Kevin Birn: I think it’s two-fold.

One is if you, you know, there’s this pressure to return cash to shareholders means there’s less capital to do things with, but also they see a greater uncertainty in the future of oil demand. And so they see interest in making these companies more resilient.

And the reality is when we look at the competitive forces for oil and gas, greenhouse gas emissions, greenhouse gas, emission intensity is a new competitive dynamic. So these companies are going to compete on their emission-intensity. And so you see the oil sands companies pivoting towards that with, with an announcement like this,

Markham Hislop: Right? And the mantra for this industry, as I described in my 2019 book, The New Alberta Advantage Technology Policy and the Future of the Oil Sands, that mantra is cost and carbon competitive. They see those two things as going together.

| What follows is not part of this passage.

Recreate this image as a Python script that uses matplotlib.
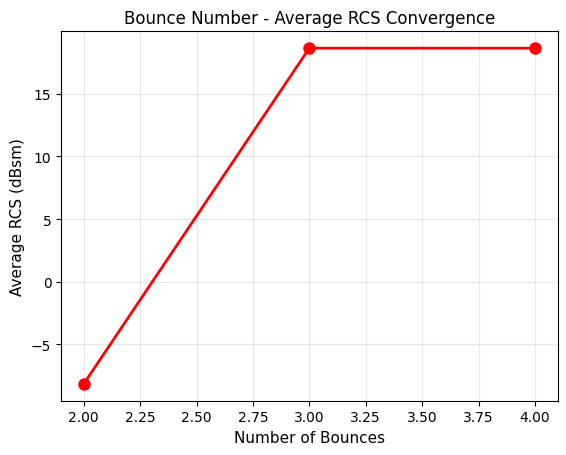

To address one thing that you raised, which is this idea that de-carbonization could reduce the amount of money that available to for other things, and Suncor in particular in its investor presentation that it released last week, showed that even though they intend to reduce emissions by 35 per cent, by 2030, over the next four years to 2025, they actually intend to bring their breakeven down from $35 US to $27US.  That makes them a competitive barrel and that’s really a significant drop, but it also increases quite significantly the amount of free cashflow available to them.

Kevin Birn:I think that’s right. I’m sorry if my comment was confusing, I was more referring to the desire to return cash to  shareholders. That’s what the investors are asking for. So if you’re going to have to pay more money to them, you’re going to have less capital as a whole to do that with, but that’s why you see them focusing on the cost reductions to grow the margin, generate that more free cashflow, make them a more attractive investment.

And then the other thing they’re doing with that is spending more of it on decarbonization as a whole as well. I think, you know, the economics of oil sands are, and we’ve talked about this many times in previous interviews, are not well understood, you know, in, in terms of what the margin looks like.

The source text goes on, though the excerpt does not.